Michelle Obama’s famous White House garden “meant nothing,” says Mary, except to give people the impression that things were better for farmers, even as farm bankruptcies accelerated. What nobody is saying, Mary says, is that the economy itself is the problem.
“Urban places cannot continue to thrive on the backs of rural people. All our raw materials have been stolen.” The exceptions, she says, are the Burley Tobacco Program and Organic Valley—the organic dairy and vegetable cooperative founded in Viroqua, Wisconsin, in 1988 that now has 1,800 members nationwide.
The local food movement, which has been popular at least since 1970 when Alice Waters began championing seasonal, organic cuisine at her Berkeley, California, restaurant, Chez Panisse, has not stopped the decline of small farms. “A lot of people know what we’re talking about, but it hasn’t deepened,” says Mary. Farmers’ markets and high-end restaurants, she says, are not the end game.

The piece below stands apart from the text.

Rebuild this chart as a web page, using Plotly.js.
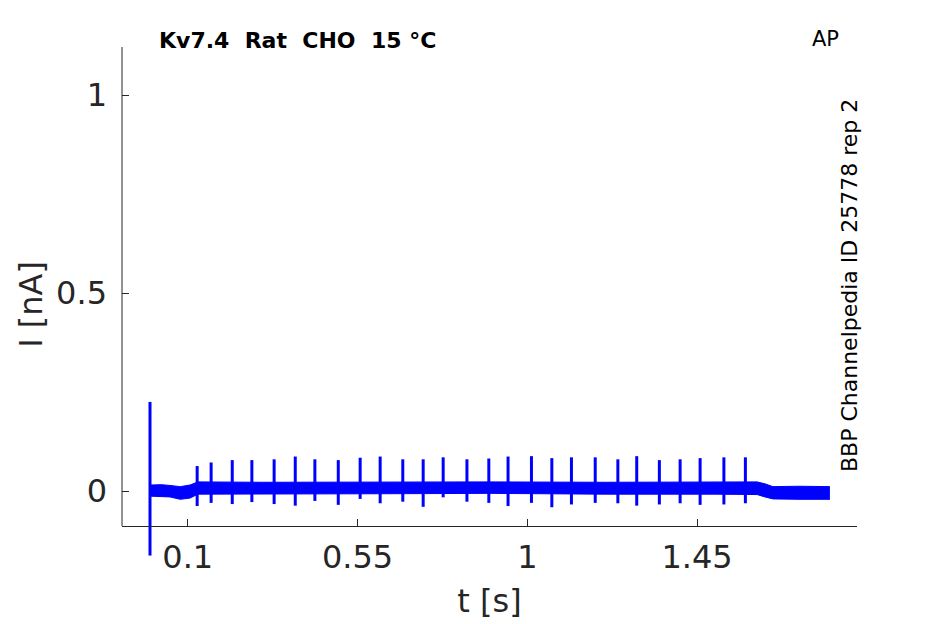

“The end game is when you go to your grocery store, and what’s on the shelf to some degree is from farms around your city,” she says. Some cities can’t be fed by the desert around them, she adds, “but those cities should not be there.”
As for the “big ag” story about feeding the world and a “sustainable” agricultural model with thirty-six-thousand-cow farms, “I think they’re unimaginative liars,” says Mary. “We can’t continue this way. We can’t exhaust what we depend on to survive.”